Tomorrow, we’ll consider the closing stanza of this very mystical poem.


God bless you!

Monday, July 17, 2017

Dwelling with Wisdom

Monday, July 17, 2017
I am continuing my slow, contemplative reading of Rilke’s “Book of Hours: love poems to God.” The translators of the edition I am using are Anita Barrows and Joanna Macy, and their work has a contemplative dimension itself and sometimes it seems to me that the beauty of their prayerful thought goes even beyond the poetry that Rilke has written. 

The poems are not long, yet it takes me more than a day or two to experience each of these works of art. I reflected on three little sections of the poetry, and I am going to continue doing the same this week. If you want to review the earlier reflections, go to my timeline on Facebook or to my blog at spiritualityforbeginners.blogspot.com.

Today’s gift is from the same poem I quoted on Friday:

In the softness of evening it is you she receives.

Who is this “she?” Is it lady wisdom, or Father-Mother God, or is it perhaps the individual soul---your soul, since in so much contemplative literature the soul is depicted as feminine, and the contemplative marriage is the union of God (male) and the soul (female). And I might even go so far as to suggest that “she” is the Blessed Mother. At any rate, over the next four days, I will comment on the quoted line with reference to all four understandings of who “she” is. Nonetheless, I must also confess that my own musings are taking me far beyond the words of the poem—but isn’t that what great poetry is supposed to do—to invite us to move even more profoundly into the mystery of life?

For today: “She” is lady wisdom. On a peaceful, solitary, reflective evening—the time shortly after the sunset—she takes you to herself, and when we spend time resting in that evening, she whispers to your soul and your being becomes more perceptive, more enlightened, more compassionate. As you emerge from the contemplative time, you become more sensitive—especially to the pain that others carry around with them, and you begin to learn to love even those you previously judged or found hard to even like.

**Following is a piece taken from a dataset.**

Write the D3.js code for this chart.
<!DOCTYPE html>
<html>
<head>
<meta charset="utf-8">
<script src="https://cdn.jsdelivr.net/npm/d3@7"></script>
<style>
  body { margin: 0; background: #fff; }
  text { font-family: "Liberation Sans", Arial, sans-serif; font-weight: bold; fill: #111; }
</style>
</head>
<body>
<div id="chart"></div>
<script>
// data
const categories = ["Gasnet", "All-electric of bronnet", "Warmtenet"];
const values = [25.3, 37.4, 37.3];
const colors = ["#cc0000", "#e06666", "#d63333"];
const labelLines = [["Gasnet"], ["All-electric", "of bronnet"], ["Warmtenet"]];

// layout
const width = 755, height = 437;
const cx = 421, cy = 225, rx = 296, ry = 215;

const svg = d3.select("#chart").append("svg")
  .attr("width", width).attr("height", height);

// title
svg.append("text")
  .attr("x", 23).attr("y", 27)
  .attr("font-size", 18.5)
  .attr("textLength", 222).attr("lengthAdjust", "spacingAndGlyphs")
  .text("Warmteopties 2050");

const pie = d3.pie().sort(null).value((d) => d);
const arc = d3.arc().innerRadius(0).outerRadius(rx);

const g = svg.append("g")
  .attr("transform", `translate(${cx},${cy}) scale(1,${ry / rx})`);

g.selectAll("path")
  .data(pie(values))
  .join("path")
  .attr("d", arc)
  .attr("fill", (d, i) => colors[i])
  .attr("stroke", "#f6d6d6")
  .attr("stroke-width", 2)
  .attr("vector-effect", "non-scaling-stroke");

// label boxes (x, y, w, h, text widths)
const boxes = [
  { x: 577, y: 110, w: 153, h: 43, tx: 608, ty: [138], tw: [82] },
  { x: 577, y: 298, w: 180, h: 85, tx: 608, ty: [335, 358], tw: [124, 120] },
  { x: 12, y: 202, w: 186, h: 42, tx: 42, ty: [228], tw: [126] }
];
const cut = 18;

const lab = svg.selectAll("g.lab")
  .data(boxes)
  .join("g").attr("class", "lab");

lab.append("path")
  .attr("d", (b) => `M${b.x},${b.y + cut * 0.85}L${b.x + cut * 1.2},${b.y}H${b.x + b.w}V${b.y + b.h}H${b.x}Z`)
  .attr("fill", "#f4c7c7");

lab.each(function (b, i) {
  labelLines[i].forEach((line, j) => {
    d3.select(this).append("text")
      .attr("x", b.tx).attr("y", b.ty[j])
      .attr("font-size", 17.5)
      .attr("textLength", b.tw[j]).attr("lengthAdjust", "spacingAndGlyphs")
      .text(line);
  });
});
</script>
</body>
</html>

King Solomon speaks of Wisdom:
Within my dwelling, I should take my repose beside her;
For association with her involves no bitterness
and living with her no grief,
but rather joy and gladness. (Wisdom 8:16)

And in today’s Gospel passage (Matthew 10:34-11:1), Jesus promises that “whoever loses his life for my sake will find it.” When read those words in light of my reflection today, I was given a new way of understanding them. When we dwell with Wisdom, when we are open to her teachings we also suffer a loss. Wisdom gently corrects our usual way of thinking, and that way must be lost so that we can begin to live with a new mind-set and perception.

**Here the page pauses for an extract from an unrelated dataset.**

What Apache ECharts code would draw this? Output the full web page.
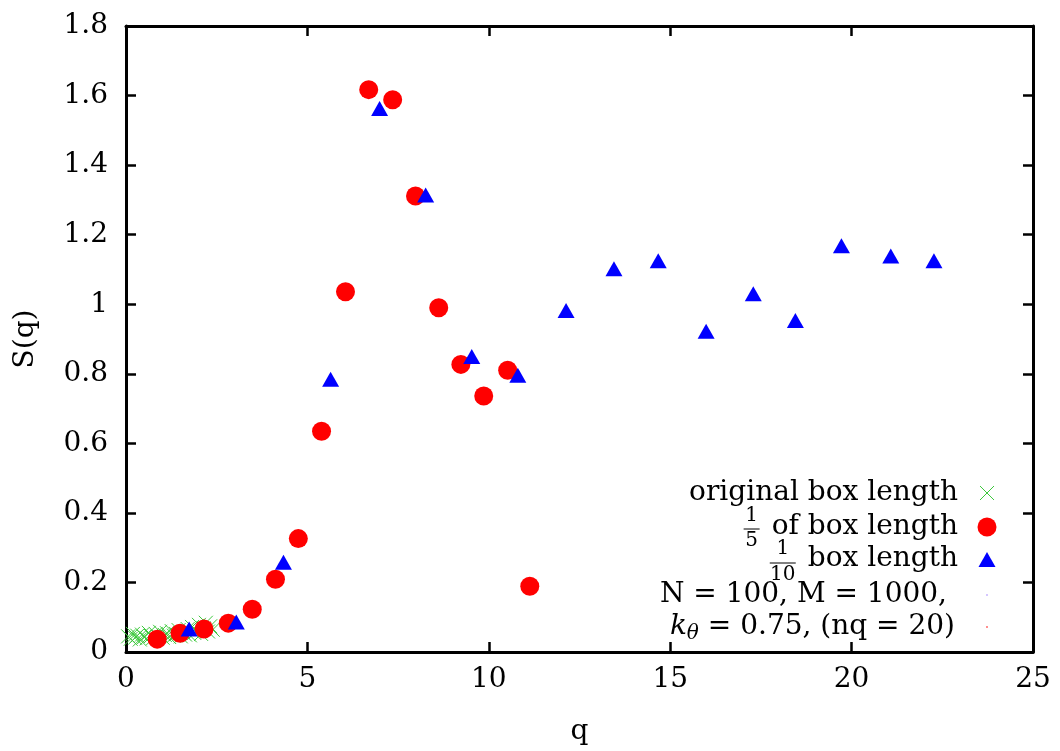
<!DOCTYPE html>
<html>
<head>
<meta charset="utf-8">
<script src="https://cdn.jsdelivr.net/npm/echarts@6/dist/echarts.min.js"></script>
<style>
html,body{margin:0;padding:0;background:#fff;}
#chart{width:1060px;height:751px;}
</style>
</head>
<body>
<div id="chart"></div>
<script>
// ---- data ----
const origQ = [0.06,0.13,0.19,0.25,0.31,0.38,0.44,0.50,0.57,0.63,0.69,0.75,0.82,0.88,0.94,1.01,1.07,1.13,1.19,1.26,1.32,1.38,1.45,1.51,1.57,1.63,1.70,1.76,1.82,1.88,1.95,2.01,2.07,2.14,2.20,2.26,2.32,2.39];
const origS = [0.045,0.038,0.052,0.041,0.047,0.036,0.050,0.043,0.039,0.055,0.046,0.040,0.052,0.044,0.058,0.041,0.049,0.054,0.043,0.060,0.047,0.052,0.063,0.045,0.057,0.050,0.066,0.048,0.072,0.055,0.061,0.078,0.052,0.068,0.084,0.059,0.074,0.064];

const fifthQ = [0.86,1.49,2.15,2.82,3.48,4.12,4.75,5.39,6.05,6.69,7.35,7.98,8.62,9.23,9.86,10.52,11.13];
const fifthS = [0.037,0.054,0.066,0.083,0.123,0.209,0.326,0.635,1.036,1.617,1.588,1.311,0.990,0.827,0.736,0.810,0.189];

const tenthQ = [1.74,3.04,4.34,5.64,6.99,8.26,9.53,10.80,12.13,13.45,14.67,15.99,17.29,18.45,19.72,21.08,22.27];
const tenthS = [0.066,0.086,0.258,0.784,1.563,1.314,0.850,0.796,0.982,1.102,1.125,0.922,1.030,0.953,1.168,1.139,1.125];

const xTicks = [0,5,10,15,20,25];
const yTicks = [0,0.2,0.4,0.6,0.8,1,1.2,1.4,1.6,1.8];

const legendLabels = {
  orig: 'original box length',
  fifth: 'of box length',
  tenth: 'box length',
  params1: 'N = 100, M = 1000,',
  params2: ' = 0.75, (nq = 20)'
};

const FONT = 'DejaVu Serif';
const FS = 28;

function zip(a,b){return a.map((v,i)=>[v,b[i]]);}

const mctx = document.createElement('canvas').getContext('2d');
function measure(t, size, style){
  mctx.font = (style||'normal') + ' ' + size + 'px "' + FONT + '"';
  return mctx.measureText(t).width;
}

const chart = echarts.init(document.getElementById('chart'), null, {renderer:'canvas'});

const axisLine = {show:true, onZero:false, lineStyle:{color:'#000', width:3}};
const axisTick = {show:true, inside:true, length:10, lineStyle:{color:'#000', width:2.5}};
const labelStyle = {color:'#000', fontFamily:FONT, fontSize:FS};

// legend graphics
const G = [];
const txtR = 958;
const symX = 987;
function textEl(x,y,text,size,align,style){
  return {type:'text', x:x, y:y, z:10, style:{text:text, fill:'#000', font:(style||'normal')+' '+size+'px "'+FONT+'"', textAlign:align||'right', textVerticalAlign:'middle'}};
}
function lineEl(x1,y1,x2,y2,color,w){
  return {type:'line', z:10, shape:{x1:x1,y1:y1,x2:x2,y2:y2}, style:{stroke:color, lineWidth:w}};
}
// row 1
G.push(textEl(txtR, 493, legendLabels.orig, FS));
G.push(lineEl(symX-7,486,symX+7,500,'#3cc83c',1));
G.push(lineEl(symX+7,486,symX-7,500,'#3cc83c',1));
// row 2 : 1/5 of box length
const w2 = measure(legendLabels.fifth, FS);
const fr2x = txtR - w2 - 20;
G.push(textEl(txtR, 527, legendLabels.fifth, FS));
G.push(textEl(fr2x, 516, '1', 20, 'center'));
G.push(lineEl(fr2x-8,529,fr2x+8,529,'#000',1));
G.push(textEl(fr2x, 541, '5', 20, 'center'));
G.push({type:'circle', z:10, shape:{cx:symX, cy:527, r:9.5}, style:{fill:'#ff0000'}});
// row 3 : 1/10 box length
const w3 = measure(legendLabels.tenth, FS);
const fr3x = txtR - w3 - 25;
G.push(textEl(txtR, 559, legendLabels.tenth, FS));
G.push(textEl(fr3x, 549, '1', 20, 'center'));
G.push(lineEl(fr3x-13,563,fr3x+13,563,'#000',1));
G.push(textEl(fr3x, 575, '10', 20, 'center'));
G.push({type:'polygon', z:10, shape:{points:[[symX-8.5,567],[symX+8.5,567],[symX,552]]}, style:{fill:'#0000ff'}});
// row 4
G.push(textEl(947, 595, legendLabels.params1, FS));
G.push({type:'circle', z:10, shape:{cx:symX, cy:595, r:0.8}, style:{fill:'#a080ff'}});
// row 5
const wRest = measure(legendLabels.params2, FS);
const wTh = measure('θ', 20, 'italic');
const wK = measure('k', FS, 'italic');
const startX = 955 - wRest - wTh - wK;
G.push(textEl(startX, 627, 'k', FS, 'left', 'italic'));
G.push(textEl(startX + wK, 634, 'θ', 20, 'left', 'italic'));
G.push(textEl(955, 627, legendLabels.params2, FS));
G.push({type:'circle', z:10, shape:{cx:symX, cy:627, r:0.8}, style:{fill:'#ff0000'}});

const option = {
  backgroundColor:'#fff',
  animation:false,
  grid:{left:126, right:27, top:26, bottom:96, containLabel:false},
  xAxis:[{
    type:'value', min:0, max:25, interval:5, position:'bottom',
    name:'q', nameLocation:'middle', nameGap:66,
    nameTextStyle:{color:'#000', fontFamily:FONT, fontSize:FS},
    axisLine:axisLine, axisTick:axisTick, splitLine:{show:false},
    axisLabel:Object.assign({margin:14, formatter:v=>xTicks.includes(v)?String(v):''}, labelStyle)
  },{
    type:'value', min:0, max:25, interval:5, position:'top',
    axisLine:axisLine, axisTick:axisTick, splitLine:{show:false}, axisLabel:{show:false}
  }],
  yAxis:[{
    type:'value', min:0, max:1.8, interval:0.2, position:'left',
    name:'S(q)', nameLocation:'middle', nameGap:86, nameRotate:90,
    nameTextStyle:{color:'#000', fontFamily:FONT, fontSize:FS},
    axisLine:axisLine, axisTick:axisTick, splitLine:{show:false},
    axisLabel:Object.assign({margin:18, formatter:v=>{
      const t = yTicks.find(y=>Math.abs(y-v)<1e-9);
      return t===undefined?'':String(t);
    }}, labelStyle)
  },{
    type:'value', min:0, max:1.8, interval:0.2, position:'right',
    axisLine:axisLine, axisTick:axisTick, splitLine:{show:false}, axisLabel:{show:false}
  }],
  series:[
    {name:'original box length', type:'scatter', data:zip(origQ,origS),
     symbol:'path://M0,0L10,10M10,0L0,10', symbolSize:14,
     itemStyle:{color:'rgba(0,0,0,0)', borderColor:'#3cc83c', borderWidth:1, opacity:1}, z:2},
    {name:'1/5 of box length', type:'scatter', data:zip(fifthQ,fifthS),
     symbol:'circle', symbolSize:19, itemStyle:{color:'#ff0000', opacity:1}, z:3},
    {name:'1/10 box length', type:'scatter', data:zip(tenthQ,tenthS),
     symbol:'triangle', symbolSize:[17,15], itemStyle:{color:'#0000ff', opacity:1}, z:4}
  ],
  graphic:G
};
chart.setOption(option);
</script>
</body>
</html>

Finally, I certainly encourage you to take the words above and use them as a springboard to your own meditation and contemplation.

God bless you!



Friday, July 14, 2017

Weaving it all together

Friday, July 14, 2017
I’ll finish the week with another quote from Rilke’s poetry:

“. . . She who recognizes the ill-matched threads of her life
and weaves them gratefully into a single cloth . . .”

If you were to weave a cloth from the threads of your life, which threads would you choose? Would you want to discard or set aside some of them because they wouldn’t harmonize with the picture you wish your life would be? Would you eliminate threads which you think would be unpleasing to God?

Could you use all of it: all of the stuff, all of the mess, all of the regrets and losses and mistakes? That thread that is the one thing you regret the most about your life? Those things that you never would have done if you had had the wisdom and maturity of your present life? The shames, the humilations, the embarrassments?

Can you embrace it all? God sees all of it, you know, AND God loves you, AND Jesus died for you while you were still yet a sinner.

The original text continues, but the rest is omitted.